Your home equity line of credit may no longer be the safety net you've grown accustomed to, whether you use it for large-scale home renovations or as an emergency fund when unexpected expenses pop up.
Lenders are putting on the brakes - cutting off existing home equity lines of credit and limiting new lines. The Wall Street Journal reports major lenders, including Bank of America, Citibank, Countrywide Financial, Washington Mutual Bank, and USAA, have informed hundreds of thousands of customers that their lines of credit have been frozen this year.
Just a few years ago, a homeowner could use a home equity line of credit to borrow as much as 100 percent of the value of their home. Now 65 percent of the value is standard, according to HSH Associates Financial Publishers in New Jersey, The Wall Street Journal reported.

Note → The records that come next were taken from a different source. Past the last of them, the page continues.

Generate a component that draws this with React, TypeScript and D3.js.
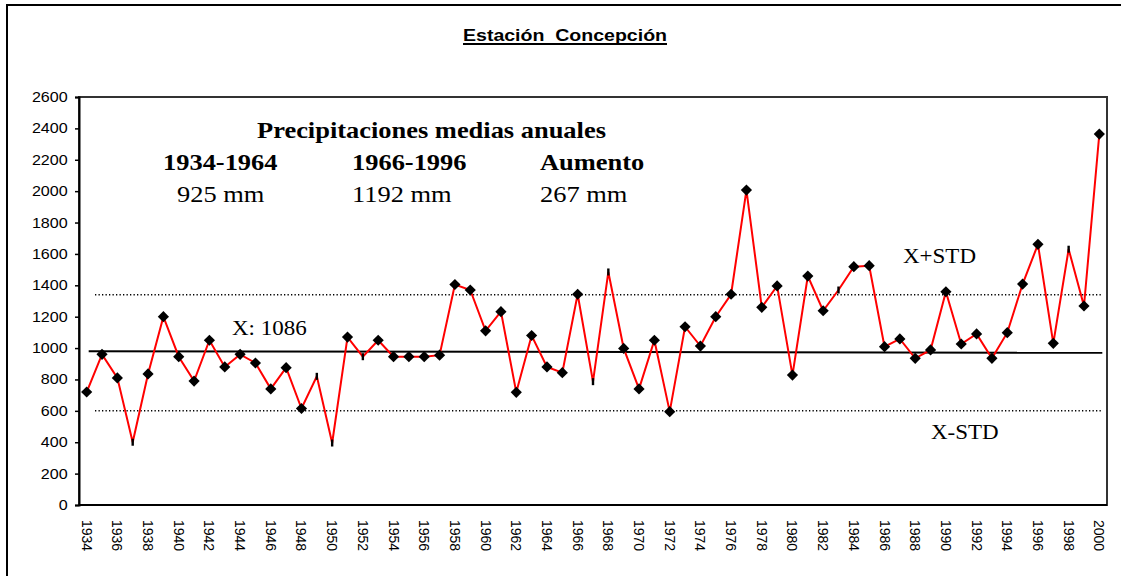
import * as React from 'react';
import * as d3 from 'd3';
import {useEffect, useRef} from 'react';

const years: number[] = [
    1934, 1935, 1936, 1937, 1938, 1939, 1940, 1941, 1942, 1943, 1944, 1945, 1946, 1947, 1948, 1949, 1950,
    1951, 1952, 1953, 1954, 1955, 1956, 1957, 1958, 1959, 1960, 1961, 1962, 1963, 1964, 1965, 1966, 1967,
    1968, 1969, 1970, 1971, 1972, 1973, 1974, 1975, 1976, 1977, 1978, 1979, 1980, 1981, 1982, 1983, 1984,
    1985, 1986, 1987, 1988, 1989, 1990, 1991, 1992, 1993, 1994, 1995, 1996, 1997, 1998, 1999, 2000
];

// precipitacion anual (mm)
const rainfall: number[] = [
    720, 960, 810, 400, 835, 1200, 945, 790, 1050, 880, 960, 905, 740, 875, 615, 820, 395,
    1070, 945, 1050, 945, 945, 945, 955, 1405, 1370, 1110, 1232, 718, 1080, 880, 843, 1343, 786,
    1485, 998, 740, 1050, 595, 1136, 1013, 1200, 1343, 2007, 1260, 1396, 828, 1459, 1238, 1370, 1519,
    1525, 1009, 1058, 935, 988, 1359, 1026, 1090, 935, 1098, 1408, 1661, 1030, 1630, 1268, 2364
];

// years drawn with a small dash instead of a diamond
const dashYears: number[] = [1937, 1949, 1950, 1952, 1967, 1968, 1983, 1998];

const yTicks: number[] = [0, 200, 400, 600, 800, 1000, 1200, 1400, 1600, 1800, 2000, 2200, 2400, 2600];

const meanLine: number[] = [980, 970];
const stdUpper = 1340;
const stdLower = 600;

const titleText = 'Estación  Concepción';
const boxTitle = 'Precipitaciones medias anuales';
const periodLabels: string[] = ['1934-1964', '1966-1996', 'Aumento'];
const periodValues: string[] = ['925 mm', '1192 mm', '267 mm'];

const W = 1121;
const H = 576;
const margins = {left: 79, right: 1107, top: 97, bottom: 505};
const SX = 1.15;
const SERIF = '"Liberation Serif", "Times New Roman", serif';
const SANS = '"Liberation Sans", Arial, sans-serif';

function stretchedText(g: any, x: number, y: number, txt: string, size: number, font: string, weight: string, anchor = 'start') {
    return g.append('text')
        .attr('transform', `translate(${x} ${y}) scale(${SX} 1)`)
        .attr('font-family', font)
        .attr('font-size', size)
        .attr('font-weight', weight)
        .attr('text-anchor', anchor)
        .attr('fill', '#000')
        .text(txt);
}

function drawChart(svgEl: SVGSVGElement) {
    const svg = d3.select(svgEl);
    svg.selectAll('*').remove();

    const x = d3.scaleBand<number>().domain(years).range([margins.left, margins.right]);
    const cx = (yr: number) => (x(yr) as number) + x.bandwidth() / 2;
    const y = d3.scaleLinear().domain([0, 2600]).range([margins.bottom, margins.top]);

    // outer frame
    svg.append('rect').attr('x', 7).attr('y', 5).attr('width', W + 20).attr('height', H + 20)
        .attr('fill', 'none').attr('stroke', '#000').attr('stroke-width', 2);

    // title
    const tg = svg.append('g').attr('transform', `translate(565 41) scale(${SX} 1)`);
    const t = tg.append('text').attr('font-family', SANS).attr('font-size', 17).attr('font-weight', 'bold')
        .attr('text-anchor', 'middle').attr('fill', '#000').style('white-space', 'pre').text(titleText);
    const bb = (t.node() as SVGTextElement).getBBox();
    tg.append('rect').attr('x', bb.x).attr('y', 2).attr('width', bb.width).attr('height', 2).attr('fill', '#000');

    // plot frame
    svg.append('rect').attr('x', margins.left).attr('y', margins.top)
        .attr('width', margins.right - margins.left).attr('height', margins.bottom - margins.top)
        .attr('fill', 'none').attr('stroke', '#333').attr('stroke-width', 2);

    // y axis
    const yAxis = svg.append('g').attr('transform', `translate(${margins.left} 0)`)
        .call(d3.axisLeft(y).tickValues(yTicks).tickSize(4).tickFormat(d3.format('d')));
    yAxis.select('.domain').attr('stroke', '#000').attr('stroke-width', 2);
    yAxis.selectAll('.tick line').attr('stroke', '#000').attr('stroke-width', 1.5);
    yAxis.selectAll('.tick text').attr('font-family', SANS).attr('font-size', 14).attr('fill', '#000')
        .attr('transform', `scale(${SX} 1)`)
        .attr('x', -9 / SX - 2);

    // x axis line
    svg.append('line').attr('x1', margins.left).attr('x2', margins.right)
        .attr('y1', margins.bottom).attr('y2', margins.bottom).attr('stroke', '#000').attr('stroke-width', 2);

    // x labels, every second year
    svg.append('g').selectAll('text').data(years.filter((_, i) => i % 2 === 0)).enter().append('text')
        .attr('transform', (d: number) => `translate(${cx(d) - 5} ${margins.bottom + 15}) rotate(90)`)
        .attr('font-family', SANS).attr('font-size', 14).attr('fill', '#000')
        .text((d: number) => String(d));

    // std lines
    [stdUpper, stdLower].forEach((v) => {
        svg.append('line').attr('x1', 95).attr('x2', 1102).attr('y1', y(v)).attr('y2', y(v))
            .attr('stroke', '#000').attr('stroke-width', 1.5).attr('stroke-dasharray', '1.3 2.2');
    });

    // mean line
    svg.append('line').attr('x1', cx(years[0]) + 2).attr('x2', cx(years[years.length - 1]) + 3)
        .attr('y1', y(meanLine[0])).attr('y2', y(meanLine[1]))
        .attr('stroke', '#000').attr('stroke-width', 2);

    // series
    const line = d3.line<number>().x((_, i) => cx(years[i])).y((d) => y(d));
    svg.append('path').datum(rainfall).attr('d', line).attr('fill', 'none')
        .attr('stroke', '#ff0000').attr('stroke-width', 2);

    const pts = years.map((yr, i) => ({yr, v: rainfall[i]}));
    const diamond = d3.symbol().type(d3.symbolDiamond2).size(80);
    svg.append('g').selectAll('path').data(pts.filter((p) => dashYears.indexOf(p.yr) < 0)).enter().append('path')
        .attr('d', diamond as any)
        .attr('transform', (p: any) => `translate(${cx(p.yr)} ${y(p.v)})`)
        .attr('fill', '#000');
    svg.append('g').selectAll('rect').data(pts.filter((p) => dashYears.indexOf(p.yr) >= 0)).enter().append('rect')
        .attr('x', (p: any) => cx(p.yr) - 1.2).attr('y', (p: any) => y(p.v) - 3.5)
        .attr('width', 2.4).attr('height', 7).attr('fill', '#000');

    // annotations
    stretchedText(svg, 257, 138, boxTitle, 23, SERIF, 'bold');
    const colX = [163, 352, 540];
    const valX = [177, 352, 540];
    periodLabels.forEach((s, i) => stretchedText(svg, colX[i], 170, s, 23, SERIF, 'bold'));
    periodValues.forEach((s, i) => stretchedText(svg, valX[i], 202, s, 23, SERIF, 'normal'));
    stretchedText(svg, 232, 335, 'X: ' + 1086, 20, SERIF, 'normal');
    stretchedText(svg, 903, 263, 'X+STD', 20, SERIF, 'normal');
    stretchedText(svg, 931, 439, 'X-STD', 20, SERIF, 'normal');
}

export default function App() {
    const svgRef = useRef<SVGSVGElement>(null);
    useEffect(() => {
        if (svgRef.current) {
            drawChart(svgRef.current);
        }
    }, []);
    return (
        <div style={{position: 'absolute', left: 0, top: 0, width: W, height: H, overflow: 'hidden', background: '#fff'}}>
            <svg ref={svgRef} width={W} height={H} viewBox={`0 0 ${W} ${H}`} xmlns="http://www.w3.org/2000/svg"/>
        </div>
    );
}
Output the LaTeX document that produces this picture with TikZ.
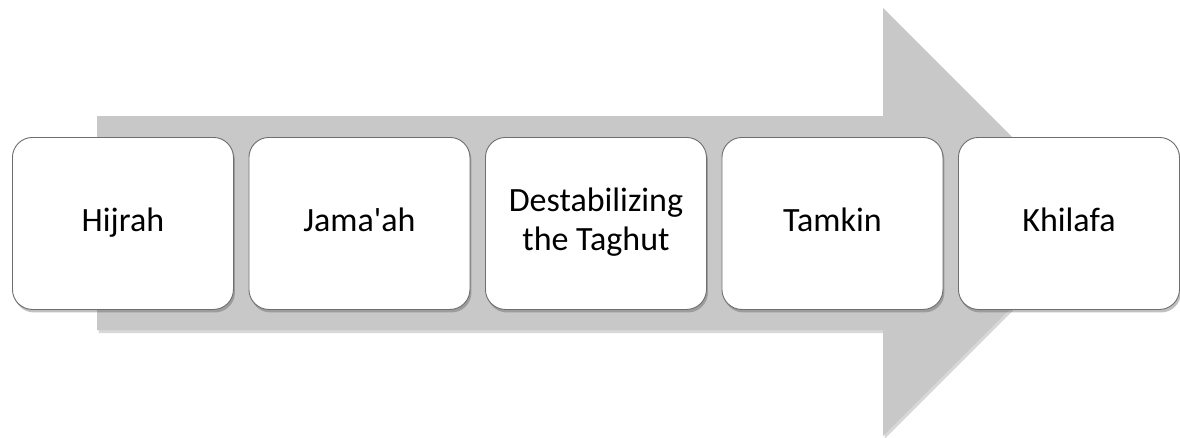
\documentclass[tikz,border=0pt]{standalone}
\usepackage{fontspec}
\setmainfont{Carlito}
\usetikzlibrary{shadows}
\definecolor{arrowgray}{HTML}{C8C8C8}
\definecolor{boxline}{HTML}{6E6E6E}
\tikzset{
  stepbox/.style={draw=boxline, line width=0.9pt, fill=white, rounded corners=20pt,
    minimum width=221pt, minimum height=172pt, anchor=north west, align=center,
    font=\fontsize{34}{39}\selectfont, inner sep=0pt,
    drop shadow={shadow xshift=1.5pt, shadow yshift=-3pt, opacity=0.35, fill=black!70}},
  bigarrow/.style={fill=arrowgray, draw=none,
    drop shadow={shadow xshift=1.5pt, shadow yshift=-3pt, opacity=0.25, fill=black!60}}
}
\begin{document}
\begin{tikzpicture}[x=1pt,y=-1pt]
\useasboundingbox (0,0) rectangle (1180,437);
\fill[white] (0,0) rectangle (1180,437);
\path[bigarrow] (97,116) -- (883,116) -- (883,8) -- (1097,222) -- (883,436) -- (883,330) -- (97,330) -- cycle;
\node[stepbox] (s1) at (12,137) {\strut Hijrah};
\node[stepbox] (s2) at (248.5,137) {\strut Jama\textquotesingle ah};
\node[stepbox] (s3) at (485,137) {\strut Destabilizing\\\strut the Taghut};
\node[stepbox] (s4) at (721.5,137) {\strut Tamkin};
\node[stepbox] (s5) at (958,137) {\strut Khilafa};
\end{tikzpicture}
\end{document}
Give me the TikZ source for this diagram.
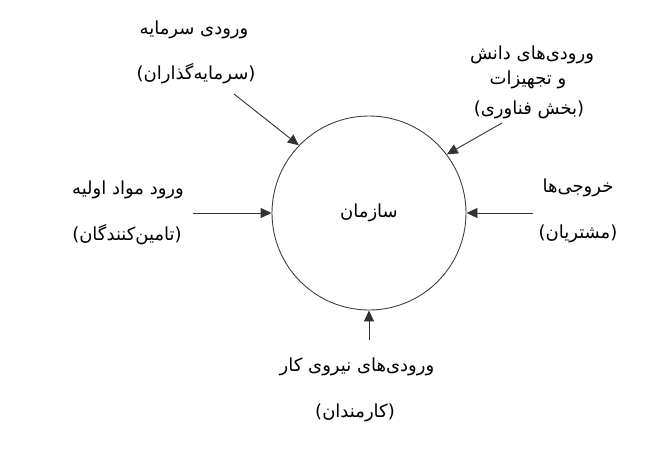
\documentclass[tikz,border=0pt]{standalone}
\usepackage{fontspec}
\usepackage{tikz}
\usetikzlibrary{arrows,arrows.meta,shapes}
\TeXXeTstate=1
\newfontfamily\arabicfont[Script=Arabic]{DejaVu Sans}
\newcommand{\fa}[1]{{\arabicfont\beginR #1\endR}}

\begin{document}
\begin{tikzpicture}[x=1pt,y=-1pt,
    every node/.style={font=\fontsize{18}{21}\selectfont, text=black},
    inflow/.style={draw=black!80, line width=0.9pt, -{Triangle[length=11pt,width=10pt]}}]
        \useasboundingbox (0,0) rectangle (659,452);
        \node[circle, draw=black!75, line width=0.9pt, minimum size=194pt] (org) at (369,213) {\fa{سازمان}};
        % inputs round the circle
        \coordinate (capital) at (234,94);
        \coordinate (tech) at (502,123);
        \coordinate (material) at (193,213);
        \coordinate (output) at (533,213);
        \coordinate (labour) at (369,340);
        \draw[inflow] (capital) -- (org.136);
        \draw[inflow] (tech) -- (org.37);
        \draw[inflow] (material) -- (org.west);
        \draw[inflow] (output) -- (org.east);
        \draw[inflow] (labour) -- (org.south);
        % labels
        \node (capitalA) at (194,30) {\fa{ورودی سرمایه}};
        \node (capitalB) at (196,74) {\fa{(سرمایه‌گذاران)}};
        \node (techA) at (532,55) {\fa{ورودی‌های دانش}};
        \node (techB) at (528,80) {\fa{و تجهیزات}};
        \node (techC) at (529,110) {\fa{(بخش فناوری)}};
        \node (materialA) at (128,190) {\fa{ورود مواد اولیه}};
        \node (materialB) at (127,235) {\fa{(تامین‌کنندگان)}};
        \node (outputA) at (578,188) {\fa{خروجی‌ها}};
        \node (outputB) at (578,234) {\fa{(مشتریان)}};
        \node (labourA) at (357,367) {\fa{ورودی‌های نیروی کار}};
        \node (labourB) at (355,413) {\fa{(کارمندان)}};
    \end{tikzpicture}
\end{document}
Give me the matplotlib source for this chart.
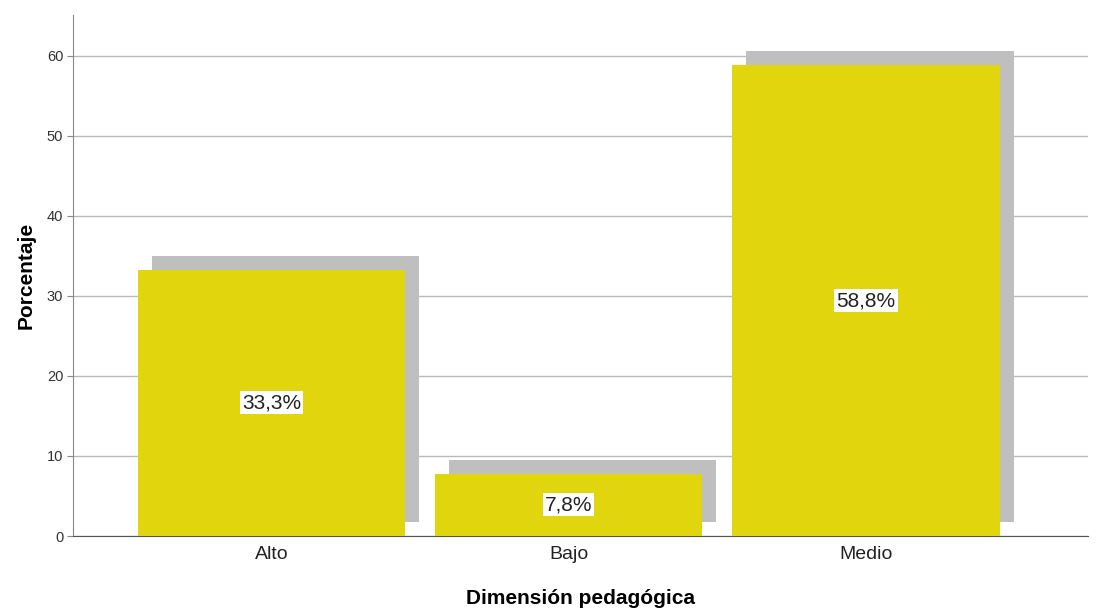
#!/usr/bin/env python

import matplotlib
matplotlib.use('Agg')
import matplotlib.pyplot as plt
import matplotlib.transforms as mtransforms

categories = ['Alto', 'Bajo', 'Medio']
porcentajes = [33.3, 7.8, 58.8]
etiquetas = ['33,3%', '7,8%', '58,8%']

plt.rcParams['font.family'] = ['Liberation Sans', 'DejaVu Sans']

fig = plt.figure(figsize=(11.03, 6.10), dpi=100)
ax = fig.add_axes([0.0662, 0.1213, 0.9202, 0.8541])

x = range(len(categories))

# sombra desplazada arriba a la derecha
shadow = mtransforms.offset_copy(ax.transData, fig=fig, x=0.14, y=0.14, units='inches')
ax.bar(x, porcentajes, width=0.9, color='#bfbfbf', transform=shadow, zorder=2)
ax.bar(x, porcentajes, width=0.9, color='#e1d60d', zorder=3)

for i, (v, lab) in enumerate(zip(porcentajes, etiquetas)):
    ax.text(i, v / 2, lab, ha='center', va='center', fontsize=15, color='#222222',
            bbox=dict(facecolor='white', edgecolor='none', pad=1.5), zorder=4)

ax.set_xlim(-0.667, 2.747)
ax.set_ylim(0, 65.1)
ax.set_yticks([0, 10, 20, 30, 40, 50, 60])
ax.set_xticks(list(x))
ax.set_xticklabels(categories, fontsize=14, color='#222222')
ax.tick_params(axis='y', labelsize=10.5, labelcolor='#333333', length=4, color='#888888', pad=3)
ax.tick_params(axis='x', length=0, pad=7)

ax.yaxis.grid(True, color='#bbbbbb', linewidth=1.0, zorder=0)
ax.set_axisbelow(True)

for s in ['top', 'right']:
    ax.spines[s].set_visible(False)
ax.spines['left'].set_color('#888888')
ax.spines['bottom'].set_color('#555555')

ax.set_ylabel('Porcentaje', fontsize=15, fontweight='bold', labelpad=8)
ax.set_xlabel('Dimensión pedagógica', fontsize=15, fontweight='bold', labelpad=19)

fig.savefig('out.png', dpi=100)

Reductions to home equity lines of credit could hurt the economy, according to experts interviewed by the Ocean County Register, as people spend less when their access to credit is limited and the economy depends on that consumer spending. Also, consumers who rely on credits lines to make ends meet may default on their primary home loans.
In home equity line of credit agreements, it is standard practice for lenders to include language that they may limit or stop a credit line if home values decline or if a borrower fails to make timely payments. Kiplinger.com reports that lenders who cut off a credit line will invite the borrower to discuss their situation and appeal the decision.
"You may have a case for appeal given that the 'automated valuation method' that lenders use to determine property values tends to paint with wide brush strokes," Kiplinger.com said.
For an appeal, the borrower would have to pay for a home appraisal, approximately $200 to $400.